Athlete Ally on Dwight Howard, Homophobia and Transphobia in Sport & Society

Athlete Ally responded today to allegations against NBA player Dwight Howard for harassment and threats, and to the public perception and media coverage on Howard’s alleged relationships with gay men and trans women.

First and foremost, we strongly believe that allegations of harassment and violence should be taken seriously and properly investigated. We stand with survivors of violence and abuse, and in recognition of the tremendous courage it takes to come forward in the wake of intimidation and fear.

Howard’s particular situation brings up a series of issues. We are deeply troubled by how this story is being covered. Salacious headlines using the incorrect terminology to refer to trans women and depicting Howard’s alleged relations with trans women as “outrageous” and “scandalous” only further transphobic stigma.
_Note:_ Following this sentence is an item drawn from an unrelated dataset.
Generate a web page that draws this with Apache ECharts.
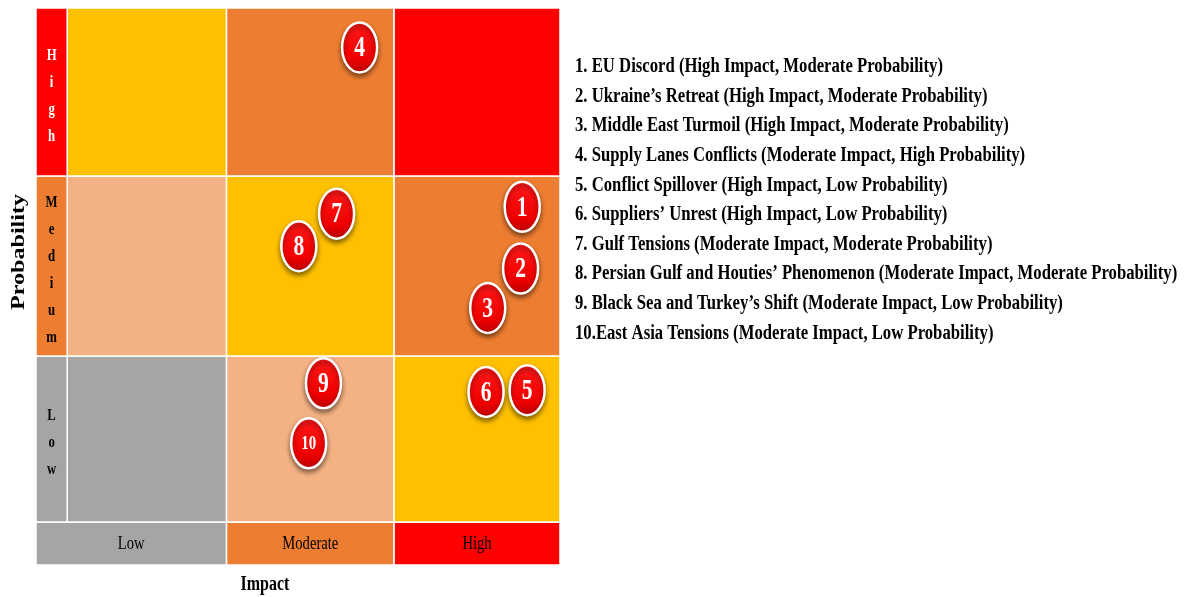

As Trace Lysette said, there is nothing shameful about loving or desiring trans women. By implying that it is shameful, the media is perpetuating the dehumanization of an already marginalized population during what experts have called the deadliest year on record for trans people.

We believe it is not our place to assume or speculate as to Howard’s sexuality or identity. This situation brings to light a larger problem around homophobia and transphobia within sport and society as a whole. Societal perception and ignorance like this around LGBTQ issues are exactly why we have so few out LGBTQ athletes. While the presence of out athletes like Jason Collins and Billie Jean King has opened doors and changed some hearts and minds, still 80% of athletes report witnessing or experiencing homophobia in sports, and LGBTQ athletes are nearly twice as likely as their cisgender heterosexual peers to drop out of sport as a result.

We have a long way to go as a society, and as an athletic community, to dismantle the stigma and shame surrounding sexuality and gender identity. If we are to create a world where LGBTQ people can live openly and safely, we need to start by examining where violence is rooted, and committing ourselves to bringing it into the light.